• _Problem requirements_
Could the lines from the start of the data through the line with "const colors = ['#0f4c69', '#165e80', '#a2aeb9'];" be set down exactly, with no pictures among them?

• _Source data_
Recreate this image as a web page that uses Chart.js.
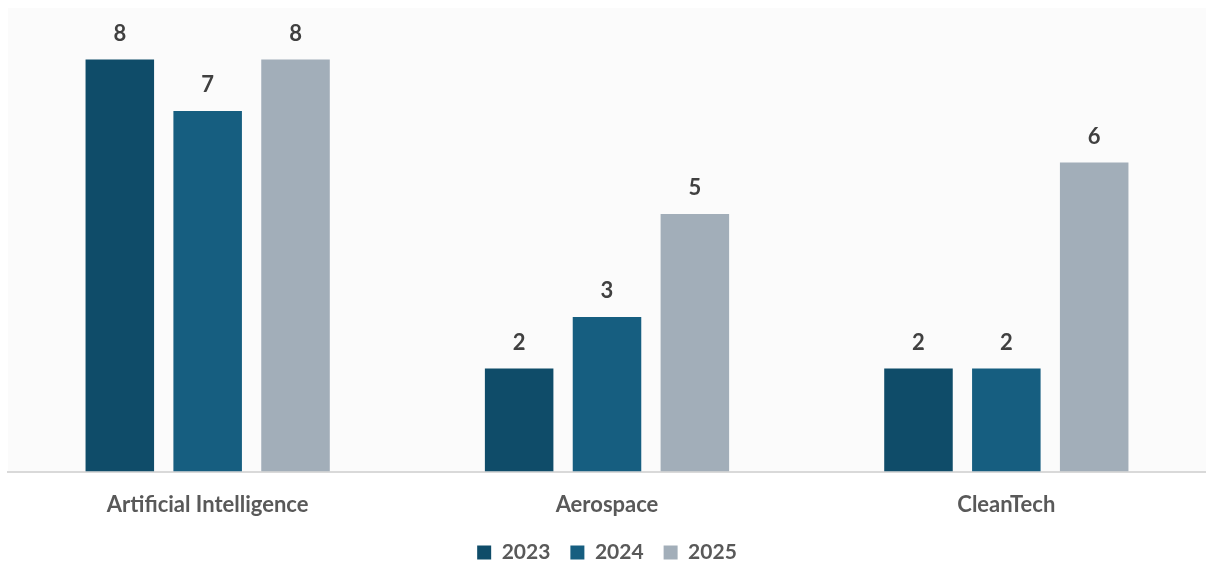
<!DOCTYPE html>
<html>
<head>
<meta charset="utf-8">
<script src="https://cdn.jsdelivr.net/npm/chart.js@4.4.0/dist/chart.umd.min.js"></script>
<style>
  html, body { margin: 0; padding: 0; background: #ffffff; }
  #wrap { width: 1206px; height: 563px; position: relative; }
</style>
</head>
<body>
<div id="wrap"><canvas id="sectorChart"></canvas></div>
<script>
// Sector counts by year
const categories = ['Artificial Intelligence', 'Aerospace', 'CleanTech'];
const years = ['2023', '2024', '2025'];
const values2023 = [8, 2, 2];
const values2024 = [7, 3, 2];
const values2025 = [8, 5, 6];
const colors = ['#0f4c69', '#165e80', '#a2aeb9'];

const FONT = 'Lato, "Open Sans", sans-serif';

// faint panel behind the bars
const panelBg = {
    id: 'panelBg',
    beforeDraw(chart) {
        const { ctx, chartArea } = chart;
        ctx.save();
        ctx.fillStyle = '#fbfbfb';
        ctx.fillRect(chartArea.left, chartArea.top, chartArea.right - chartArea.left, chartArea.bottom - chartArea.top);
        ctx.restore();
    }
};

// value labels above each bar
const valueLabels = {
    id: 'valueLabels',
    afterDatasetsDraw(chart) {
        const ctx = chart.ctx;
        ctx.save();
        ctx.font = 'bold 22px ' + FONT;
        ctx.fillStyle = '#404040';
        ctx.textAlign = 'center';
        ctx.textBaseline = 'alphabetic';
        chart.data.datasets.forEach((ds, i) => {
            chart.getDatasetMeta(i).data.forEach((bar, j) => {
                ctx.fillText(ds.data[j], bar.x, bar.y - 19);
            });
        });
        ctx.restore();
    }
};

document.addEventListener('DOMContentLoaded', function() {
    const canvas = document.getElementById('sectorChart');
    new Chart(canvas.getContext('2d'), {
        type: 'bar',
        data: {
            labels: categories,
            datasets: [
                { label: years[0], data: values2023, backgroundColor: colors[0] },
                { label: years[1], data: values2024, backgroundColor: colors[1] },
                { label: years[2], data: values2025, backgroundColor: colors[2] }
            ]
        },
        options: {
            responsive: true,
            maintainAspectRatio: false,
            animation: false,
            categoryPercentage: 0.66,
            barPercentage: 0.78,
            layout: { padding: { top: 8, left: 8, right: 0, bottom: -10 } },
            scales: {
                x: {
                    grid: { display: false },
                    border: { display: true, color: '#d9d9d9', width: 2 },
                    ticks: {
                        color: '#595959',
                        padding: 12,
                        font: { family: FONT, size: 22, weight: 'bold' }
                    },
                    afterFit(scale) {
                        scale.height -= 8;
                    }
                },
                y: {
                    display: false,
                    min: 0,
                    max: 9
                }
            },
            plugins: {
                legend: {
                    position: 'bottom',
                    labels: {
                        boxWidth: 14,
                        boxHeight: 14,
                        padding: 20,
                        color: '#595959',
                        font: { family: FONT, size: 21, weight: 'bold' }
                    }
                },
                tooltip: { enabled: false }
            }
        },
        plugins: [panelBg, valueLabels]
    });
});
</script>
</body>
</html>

• _Written answer_
Recreate this image as a web page that uses Chart.js.
<!DOCTYPE html>
<html>
<head>
<meta charset="utf-8">
<script src="https://cdn.jsdelivr.net/npm/chart.js@4.4.0/dist/chart.umd.min.js"></script>
<style>
  html, body { margin: 0; padding: 0; background: #ffffff; }
  #wrap { width: 1206px; height: 563px; position: relative; }
</style>
</head>
<body>
<div id="wrap"><canvas id="sectorChart"></canvas></div>
<script>
// Sector counts by year
const categories = ['Artificial Intelligence', 'Aerospace', 'CleanTech'];
const years = ['2023', '2024', '2025'];
const values2023 = [8, 2, 2];
const values2024 = [7, 3, 2];
const values2025 = [8, 5, 6];
const colors = ['#0f4c69', '#165e80', '#a2aeb9'];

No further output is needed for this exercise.